Jon Kabat-Zinn (the father of secular mindfulness) could have been talking about yoga when he said “As long as you are breathing there is more right with you than wrong with you”. But he wasn’t. He was (as I recall) talking about living with a chronic illness and finding a place of positivity from which all things might become possible. He didn’t over claim, he didn’t ask anyone to believe in miracles; he didn’t go on about the power of positive thought nor ‘mind over matter’. He simply asked for curiosity and openness.
And this is much more difficult than you might imagine!
The idea (or perhaps ideal!) of openness underlies my practice and has done for some time. Or rather, I’d like to think it does. This really is where I try to devote my energies and attention; the shapes are just a physical working out of this. My teacher often talks about creating space in the body as we move in and out of āsana, and I’m slowly coming to realise this is just the tool or the physical expression of something much deeper (I’m sure he teaches that too if I was open to listen…).
Last summer TT really made me confront idea(l)s of openness. Being open to learning, exploring, questioning and reassessing, trying and trying again, keeping faith in the process and in myself.

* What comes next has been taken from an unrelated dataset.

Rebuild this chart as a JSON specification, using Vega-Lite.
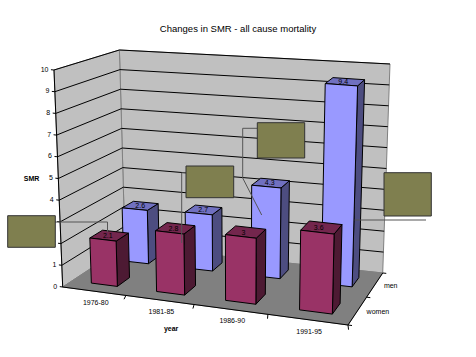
{"$schema":"https://vega.github.io/schema/vega-lite/v6.json","width":476,"height":357,"padding":0,"autosize":{"type":"none"},"background":"white","view":{"stroke":null},
"title":{"text":"Changes in SMR - all cause mortality","anchor":"middle","frame":"group","offset":-33,"font":"Liberation Sans","fontSize":9.5,"fontWeight":"normal","color":"#000000"},
"datasets":{"smr":[
{"year":"1976-80","sex":"women","SMR":2.1},{"year":"1981-85","sex":"women","SMR":2.8},{"year":"1986-90","sex":"women","SMR":3},{"year":"1991-95","sex":"women","SMR":3.6},
{"year":"1976-80","sex":"men","SMR":2.6},{"year":"1981-85","sex":"men","SMR":2.7},{"year":"1986-90","sex":"men","SMR":4.3},{"year":"1991-95","sex":"men","SMR":9.4}]},
"encoding":{"x":{"field":"px","type":"quantitative","scale":{"domain":[0,476],"nice":false,"zero":false},"axis":null},"y":{"field":"py","type":"quantitative","scale":{"domain":[357,0],"nice":false,"zero":false},"axis":null},"order":{"field":"seq","type":"quantitative"}},
"layer":[
{"data":{"values":[{"part":"back"},{"part":"left"},{"part":"floor"}]},
"transform":[{"calculate":"[[[0,1,0,0],[1,1,0,1],[1,1,10,2],[0,1,10,3],[0,1,0,4]],[[0,0,0,0],[0,1,0,1],[0,1,10,2],[0,0,10,3],[0,0,0,4]],[[0,0,0,0],[1,0,0,1],[1,1,0,2],[0,1,0,3],[0,0,0,4]]][indexof(['back','left','floor'],datum.part)]","as":"pts"},{"flatten":["pts"]},{"calculate":"datum.pts[0]","as":"U"},{"calculate":"datum.pts[1]","as":"V"},{"calculate":"datum.pts[2]","as":"W"},{"calculate":"datum.pts[3]","as":"seq"},
{"calculate":"1-0.14574*datum.U+0.12672*datum.V","as":"D"},{"calculate":"(62.7+234.58*datum.U+78.14*datum.V)/datum.D","as":"X0"},{"calculate":"(287-9.37*datum.U-9.83*datum.V)/datum.D","as":"Y0"},{"calculate":"datum.X0+0.005*(datum.X0-236.7)*datum.W","as":"px"},{"calculate":"datum.Y0-datum.W*((1-datum.U)*((1-datum.V)*21.7+datum.V*19.6)+datum.U*((1-datum.V)*22.5+datum.V*20.9))","as":"py"}],
"layer":[
{"transform":[{"filter":"datum.part!='floor'"}],"mark":{"type":"line","fill":"#c0c0c0","stroke":"#808080","strokeWidth":1},"encoding":{"detail":{"field":"part"}}},
{"transform":[{"filter":"datum.part=='floor'"}],"mark":{"type":"line","fill":"#808080","stroke":"#808080","strokeWidth":1},"encoding":{"detail":{"field":"part"}}}]},
{"data":{"values":[{"tick":0,"label":"0"},{"tick":1,"label":"1"},{"tick":2,"label":"2"},{"tick":3,"label":"3"},{"tick":4,"label":"4"},{"tick":5,"label":"5"},{"tick":6,"label":"6"},{"tick":7,"label":"7"},{"tick":8,"label":"8"},{"tick":9,"label":"9"},{"tick":10,"label":"10"}]},
"transform":[{"calculate":"[[-0.012,0,0],[0,0,1],[0,1,2],[1,1,3]]","as":"pts"},{"flatten":["pts"]},{"calculate":"datum.pts[0]","as":"U"},{"calculate":"datum.pts[1]","as":"V"},{"calculate":"datum.tick","as":"W"},{"calculate":"datum.pts[2]","as":"seq"},
{"calculate":"1-0.14574*datum.U+0.12672*datum.V","as":"D"},{"calculate":"(62.7+234.58*datum.U+78.14*datum.V)/datum.D","as":"X0"},{"calculate":"(287-9.37*datum.U-9.83*datum.V)/datum.D","as":"Y0"},{"calculate":"datum.X0+0.005*(datum.X0-236.7)*datum.W","as":"px"},{"calculate":"datum.Y0-datum.W*((1-datum.U)*((1-datum.V)*21.7+datum.V*19.6)+datum.U*((1-datum.V)*22.5+datum.V*20.9))","as":"py"}],
"layer":[
{"transform":[{"filter":"datum.tick>0 && datum.tick<=10"}],"mark":{"type":"line","stroke":"#000000","strokeWidth":1},"encoding":{"detail":{"field":"tick"}}},
{"transform":[{"filter":"datum.tick==0 && datum.seq<=1"}],"mark":{"type":"line","stroke":"#000000","strokeWidth":1},"encoding":{"detail":{"field":"tick"}}},
{"transform":[{"filter":"datum.seq==0"}],"mark":{"type":"text","align":"right","baseline":"middle","dx":-2.5,"font":"Liberation Sans","fontSize":7,"color":"#000000"},"encoding":{"text":{"field":"label"}}},
{"transform":[{"filter":"datum.seq==1 && datum.tick==5"}],"mark":{"type":"text","align":"center","baseline":"middle","dx":-26.7,"font":"Liberation Sans","fontSize":7,"fontWeight":"bold","color":"#000000"},"encoding":{"text":{"value":"SMR"}}}]},
{"data":{"values":[{"edge":"y"},{"edge":"front"},{"edge":"right"},{"edge":"t1"},{"edge":"t2"},{"edge":"t3"},{"edge":"t4"},{"edge":"r0"},{"edge":"r1"},{"edge":"r2"}]},
"transform":[{"calculate":"[[[0,0,0,0],[0,0,10,1]],[[0,0,0,0],[1,0,0,1]],[[1,0,0,0],[1,1,0,1]],[[0.25,0,0,0],[0.26,-0.07,0,1]],[[0.5,0,0,0],[0.51,-0.07,0,1]],[[0.75,0,0,0],[0.76,-0.07,0,1]],[[1,0,0,0],[1.01,-0.07,0,1]],[[1,0,0,0],[1.012,0,0,1]],[[1,0.5,0,0],[1.012,0.5,0,1]],[[1,1,0,0],[1.012,1,0,1]]][indexof(['y','front','right','t1','t2','t3','t4','r0','r1','r2'],datum.edge)]","as":"pts"},{"flatten":["pts"]},{"calculate":"datum.pts[0]","as":"U"},{"calculate":"datum.pts[1]","as":"V"},{"calculate":"datum.pts[2]","as":"W"},{"calculate":"datum.pts[3]","as":"seq"},
{"calculate":"1-0.14574*datum.U+0.12672*datum.V","as":"D"},{"calculate":"(62.7+234.58*datum.U+78.14*datum.V)/datum.D","as":"X0"},{"calculate":"(287-9.37*datum.U-9.83*datum.V)/datum.D","as":"Y0"},{"calculate":"datum.X0+0.005*(datum.X0-236.7)*datum.W","as":"px"},{"calculate":"datum.Y0-datum.W*((1-datum.U)*((1-datum.V)*21.7+datum.V*19.6)+datum.U*((1-datum.V)*22.5+datum.V*20.9))","as":"py"}],
"mark":{"type":"line","stroke":"#000000","strokeWidth":1},"encoding":{"detail":{"field":"edge"}}},
{"data":{"values":[{"label":"1976-80","k":0},{"label":"1981-85","k":1},{"label":"1986-90","k":2},{"label":"1991-95","k":3},{"label":"year","k":4},{"label":"men","k":5},{"label":"women","k":6}]},
"transform":[{"calculate":"[0.125,0.375,0.625,0.875,0.5,1,1][datum.k]","as":"U"},{"calculate":"[0,0,0,0,0,0.75,0.25][datum.k]","as":"V"},{"calculate":"0","as":"W"},{"calculate":"datum.k","as":"seq"},
{"calculate":"1-0.14574*datum.U+0.12672*datum.V","as":"D"},{"calculate":"(62.7+234.58*datum.U+78.14*datum.V)/datum.D","as":"X0"},{"calculate":"(287-9.37*datum.U-9.83*datum.V)/datum.D","as":"Y0"},{"calculate":"datum.X0","as":"px"},{"calculate":"datum.Y0","as":"py"}],
"layer":[
{"transform":[{"filter":"datum.k<4"}],"mark":{"type":"text","align":"center","baseline":"middle","dx":2,"dy":12,"font":"Liberation Sans","fontSize":7,"color":"#000000"},"encoding":{"text":{"field":"label"}}},
{"transform":[{"filter":"datum.k==4"}],"mark":{"type":"text","align":"center","baseline":"middle","dx":-23,"dy":24,"font":"Liberation Sans","fontSize":7,"fontWeight":"bold","color":"#000000"},"encoding":{"text":{"field":"label"}}},
{"transform":[{"filter":"datum.k>4"}],"mark":{"type":"text","align":"left","baseline":"middle","dx":9,"dy":1,"font":"Liberation Sans","fontSize":7,"color":"#000000"},"encoding":{"text":{"field":"label"}}}]},
{"data":{"name":"smr"},
"transform":[{"calculate":"[0.13,0.385,0.635,0.883][indexof(['1976-80','1981-85','1986-90','1991-95'],datum.year)]","as":"uc"},{"calculate":"datum.uc-0.052","as":"uL"},{"calculate":"datum.uc+0.052","as":"uR"},{"calculate":"datum.sex=='men'?0.66:0.14","as":"vf"},{"calculate":"datum.sex=='men'?0.855:0.335","as":"vb"},{"calculate":"['side','top','front']","as":"face"},{"flatten":["face"]},{"calculate":"[0,1,2,3,4]","as":"seq"},{"flatten":["seq"]},{"calculate":"[0,1,2,3,0][datum.seq]","as":"c"},
{"calculate":"datum.face=='side'?datum.uR:((datum.c==1||datum.c==2)?datum.uR:datum.uL)","as":"U"},
{"calculate":"datum.face=='front'?datum.vf:(datum.face=='top'?((datum.c>=2)?datum.vb:datum.vf):((datum.c==1||datum.c==2)?datum.vb:datum.vf))","as":"V"},
{"calculate":"datum.face=='top'?datum.SMR:((datum.c>=2)?datum.SMR:0)","as":"W"},
{"calculate":"1-0.14574*datum.U+0.12672*datum.V","as":"D"},{"calculate":"(62.7+234.58*datum.U+78.14*datum.V)/datum.D","as":"X0"},{"calculate":"(287-9.37*datum.U-9.83*datum.V)/datum.D","as":"Y0"},{"calculate":"datum.X0+0.005*(datum.X0-236.7)*datum.W","as":"px"},{"calculate":"datum.Y0-datum.W*((1-datum.U)*((1-datum.V)*21.7+datum.V*19.6)+datum.U*((1-datum.V)*22.5+datum.V*20.9))","as":"py"}],
"layer":[
{"transform":[{"filter":"datum.sex=='men'&&datum.face=='side'"}],"mark":{"type":"line","fill":"#4d4d80","stroke":"#000000","strokeWidth":1},"encoding":{"detail":{"field":"year"}}},
{"transform":[{"filter":"datum.sex=='men'&&datum.face=='top'"}],"mark":{"type":"line","fill":"#7070c0","stroke":"#000000","strokeWidth":1},"encoding":{"detail":{"field":"year"}}},
{"transform":[{"filter":"datum.sex=='men'&&datum.face=='front'"}],"mark":{"type":"line","fill":"#9999ff","stroke":"#000000","strokeWidth":1},"encoding":{"detail":{"field":"year"}}},
{"transform":[{"filter":"datum.sex=='men'&&datum.face=='top'&&datum.seq==0"},{"calculate":"datum.SMR+''","as":"lab"}],"mark":{"type":"text","align":"center","baseline":"middle","dx":18,"dy":-2,"font":"Liberation Sans","fontSize":7,"color":"#000000"},"encoding":{"text":{"field":"lab"}}},
{"transform":[{"filter":"datum.sex=='women'&&datum.face=='side'"}],"mark":{"type":"line","fill":"#4d1a33","stroke":"#000000","strokeWidth":1},"encoding":{"detail":{"field":"year"}}},
{"transform":[{"filter":"datum.sex=='women'&&datum.face=='top'"}],"mark":{"type":"line","fill":"#73264d","stroke":"#000000","strokeWidth":1},"encoding":{"detail":{"field":"year"}}},
{"transform":[{"filter":"datum.sex=='women'&&datum.face=='front'"}],"mark":{"type":"line","fill":"#993366","stroke":"#000000","strokeWidth":1},"encoding":{"detail":{"field":"year"}}},
{"transform":[{"filter":"datum.sex=='women'&&datum.face=='top'&&datum.seq==0"},{"calculate":"datum.SMR+''","as":"lab"}],"mark":{"type":"text","align":"center","baseline":"middle","dx":18,"dy":-2,"font":"Liberation Sans","fontSize":7,"color":"#000000"},"encoding":{"text":{"field":"lab"}}}]},
{"data":{"values":[{"callout":0},{"callout":1},{"callout":2},{"callout":3}]},
"transform":[{"calculate":"[[[55,222,0],[107.5,222,1],[107.5,232,2]],[[186,172.7,0],[181.7,172.7,1],[181.7,243,2]],[[257.3,128.3,0],[242.7,128.3,1],[242.7,178,2],[261.7,215,3]],[[354.7,220,0],[426,220,1]]][datum.callout]","as":"pts"},{"flatten":["pts"]},{"calculate":"datum.pts[0]","as":"px"},{"calculate":"datum.pts[1]","as":"py"},{"calculate":"datum.pts[2]","as":"seq"}],
"mark":{"type":"line","stroke":"#555555","strokeWidth":1},"encoding":{"detail":{"field":"callout"}}},
{"data":{"values":[{"callout":0},{"callout":1},{"callout":2},{"callout":3}]},
"transform":[{"calculate":"[[7.7,55.3,215.7,247.3],[186,233.7,166,197.7],[257.3,304.7,122.7,158],[384,431.3,172.7,216]][datum.callout]","as":"b"},{"calculate":"[0,1,2,3,4]","as":"seq"},{"flatten":["seq"]},{"calculate":"(datum.seq==1||datum.seq==2)?datum.b[1]:datum.b[0]","as":"px"},{"calculate":"(datum.seq==2||datum.seq==3)?datum.b[3]:datum.b[2]","as":"py"}],
"mark":{"type":"line","fill":"#7f7f4f","stroke":"#333333","strokeWidth":1},"encoding":{"detail":{"field":"callout"}}}
]}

Also open to others, to witnessing their fragilities and uncertainties, to meeting their foibles with equanimity, and — for me the hardest of all — allowing them to pick and probe at my choices, my tendencies and my knowledge as I offered it all up for inspection as though I were presenting something much less initimate than my essence.
Since then Yoga seems to me essentially a practice of remaining open. Or rather a practice of summoning up the courage and curiosity to open again and again after each natural contraction back into safety, privacy, boundedness.
As often I feel on the edge of realising something quite profound. But only if I dare to dive into the depths.